La cerimonia di apposizione della targa si sarebbe dovuta tenere questa mattina, ma è stata sospesa. Il sindaco ha preso atto della richiesta della sorella di Fabrizio che, con un gesto di stile, ha chiesto che la commemorazione non diventasse un momento divisivo per Genova. Tuttavia, la nobiltà del gesto della signora Gabriella non manda assolti i “custodi dell’odio” dell’Anpi dalla mascalzonata compiuta. Fabrizio Quattrocchi fu preso in ostaggio a Baghdad il 13 aprile 2004, con i colleghi Umberto Cupertino, Maurizio Agliana e Salvatore Stefio, da un sedicente gruppo islamista denominato "Falangi Verdi di Maometto". I rapitori e assassini non vennero mai identificati. Il 21 maggio 2004, grazie a una mediazione della Croce Rossa italiana, vennero rinvenuti i resti di Fabrizio, occultati nei pressi dell'ospedale gestito a Baghdad proprio dalla Cri. Gli ultimi strazianti momenti di Fabrizio furono resi noti da un suo sequestratore, tale Abu Yussuf (nome di battaglia) che in un’intervista al Sunday Times del giugno 2004 non solo rivelò di essere l’autore del video dell’esecuzione dell’italiano, ma ne riferì le ultime parole: “Quattrocchi mi disse: Tu che parli italiano concedimi un desiderio, toglimi la benda e fammi morire come un italiano”. Nel gennaio 2006 il Tg1 della Rai trasmise il filmato relativo all’uccisione di Quattrocchi omettendo però la sequenza dello sparo. Fu Pino Scaccia, il giornalista che curò il servizio, a rendere noto il contenuto delle ultime parole pronunciate da Fabrizio: “...Quattrocchi è inginocchiato, le mani legate, incappucciato. Dice con voce ferma: ‘Posso toglierla?’, riferito alla kefiah. Qualcuno gli risponde ‘no’. E allora egli tenta di togliersi la benda e pronuncia: ‘Adesso vi faccio vedere come muore un italiano’. Passano secondi e gli sparano da dietro con la pistola. Tre colpi. Due vanno a segno, nella schiena. Quattrocchi cade testa in giù. Lo rigirano, gli tolgono la kefiah, mostrano il volto alla telecamera, poi lo buttano dentro una fossa già preparata. ‘È nemico di Dio, è nemico di Allah’, concludono in coro i sequestratori”.

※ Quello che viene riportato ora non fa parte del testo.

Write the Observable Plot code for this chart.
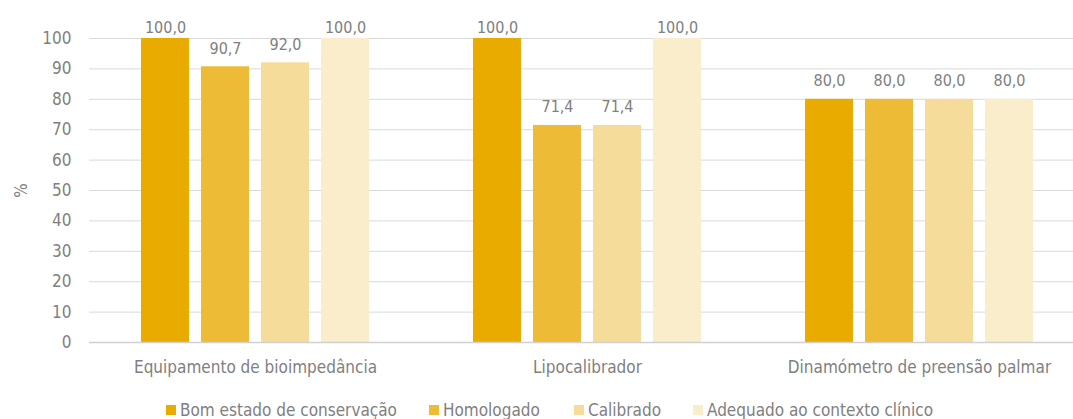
<!DOCTYPE html>
<html>
<head>
<meta charset="utf-8">
<script src="https://cdn.jsdelivr.net/npm/d3@7"></script>
<script src="https://cdn.jsdelivr.net/npm/@observablehq/plot@0.6"></script>
<style>
  html, body { margin: 0; padding: 0; background: white; overflow: hidden; width: 1073px; height: 419px; }
  #chart { position: relative; width: 1073px; }
  #chart svg { max-width: none !important; }
  .legend { font-family: "Liberation Sans Narrow", "DejaVu Sans Condensed", Roboto, sans-serif; font-size: 17px; color: #808080; position: absolute; top: 400px; left: 0; width: 1073px; }
  .item { position: absolute; display: flex; align-items: center; white-space: nowrap; }
  .sw { width: 10px; height: 10px; margin-right: 4px; display: inline-block; }
</style>
</head>
<body>
<div id="chart"></div>
<script>
const groups = ["Equipamento de bioimpedância", "Lipocalibrador", "Dinamómetro de preensão palmar"];
const series = ["Bom estado de conservação", "Homologado", "Calibrado", "Adequado ao contexto clínico"];
const bomEstado = [100.0, 100.0, 80.0];
const homologado = [90.7, 71.4, 80.0];
const calibrado = [92.0, 71.4, 80.0];
const adequado = [100.0, 100.0, 80.0];
const colors = ["#EAAB00", "#EDBB35", "#F5DC9A", "#FAEDCB"];
const yTicks = [0, 10, 20, 30, 40, 50, 60, 70, 80, 90, 100];
const legendX = [166, 429, 574, 693];

const seriesValues = [bomEstado, homologado, calibrado, adequado];
const data = groups.flatMap((g, i) => series.map((s, j) => ({group: g, series: s, value: seriesValues[j][i]})));
const fmt = v => v.toFixed(1).replace(".", ",");
const font = '"Liberation Sans Narrow", "DejaVu Sans Condensed", Roboto, sans-serif';
const labelOpts = {fx: "group", x: "series", y: "value", text: d => fmt(d.value), lineAnchor: "bottom", fill: "#808080", fontSize: 16};

const plot = Plot.plot({
  width: 1085,
  height: 392,
  marginLeft: 88,
  marginRight: 0,
  marginTop: 38,
  marginBottom: 50,
  style: {fontFamily: font, fontSize: "17px", color: "#808080", background: "white", overflow: "visible", maxWidth: "none"},
  fx: {domain: groups, padding: 0, label: null, axis: "bottom", tickSize: 0, tickPadding: 18},
  x: {domain: series, paddingInner: 0.2, paddingOuter: 0.832, axis: null},
  y: {domain: [0, 100], ticks: yTicks, tickSize: 0, tickPadding: 18, label: "%", labelAnchor: "center", labelArrow: "none", labelOffset: 75, tickFormat: d => d},
  color: {domain: series, range: colors},
  marks: [
    Plot.ruleY(yTicks.filter(d => d > 0), {stroke: "#d9d9d9", strokeWidth: 1}),
    Plot.barY(data, {fx: "group", x: "series", y: "value", fill: "series"}),
    Plot.ruleY([0], {stroke: "#d0d0d0", strokeWidth: 1.5}),
    Plot.text(data.filter(d => d.value >= 100), {...labelOpts, dy: -6}),
    Plot.text(data.filter(d => d.value < 100), {...labelOpts, dy: -13})
  ]
});
document.getElementById("chart").appendChild(plot);

const legend = document.createElement("div");
legend.className = "legend";
series.forEach((s, i) => {
  const it = document.createElement("div");
  it.className = "item";
  it.style.left = legendX[i] + "px";
  const sw = document.createElement("span");
  sw.className = "sw";
  sw.style.background = colors[i];
  const t = document.createElement("span");
  t.textContent = s;
  it.appendChild(sw);
  it.appendChild(t);
  legend.appendChild(it);
});
document.getElementById("chart").appendChild(legend);
</script>
</body>
</html>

Con Decreto del 13 marzo 2006, su proposta del ministro dell'Interno Giuseppe Pisanu, il presidente della Repubblica Carlo Azeglio Ciampi ha conferito a Fabrizio Quattrocchi la medaglia d'oro al valor civile alla memoria. La motivazione: “ Vittima di un brutale atto terroristico rivolto contro l'Italia, con eccezionale coraggio ed esemplare amor di Patria, affrontava la barbara esecuzione, tenendo alto il prestigio e l'onore del suo Paese”.
Ecco perché Fabrizio è un eroe che merita di essere ricordato e questi dell’Anpi devono smetterla di soffiare sul fuoco di una divisione tra italiani che dopo settant’anni non ha più ragione d’essere. È il momento di una riscrittura di “Bella ciao!” da dedicare ai distributori seriali di patenti di antifascismo: “O partigiano, portali via/o bella, ciao! bella, ciao! bella, ciao, ciao, ciao!/ O partigiano, portali via, ché mi sento di morir”.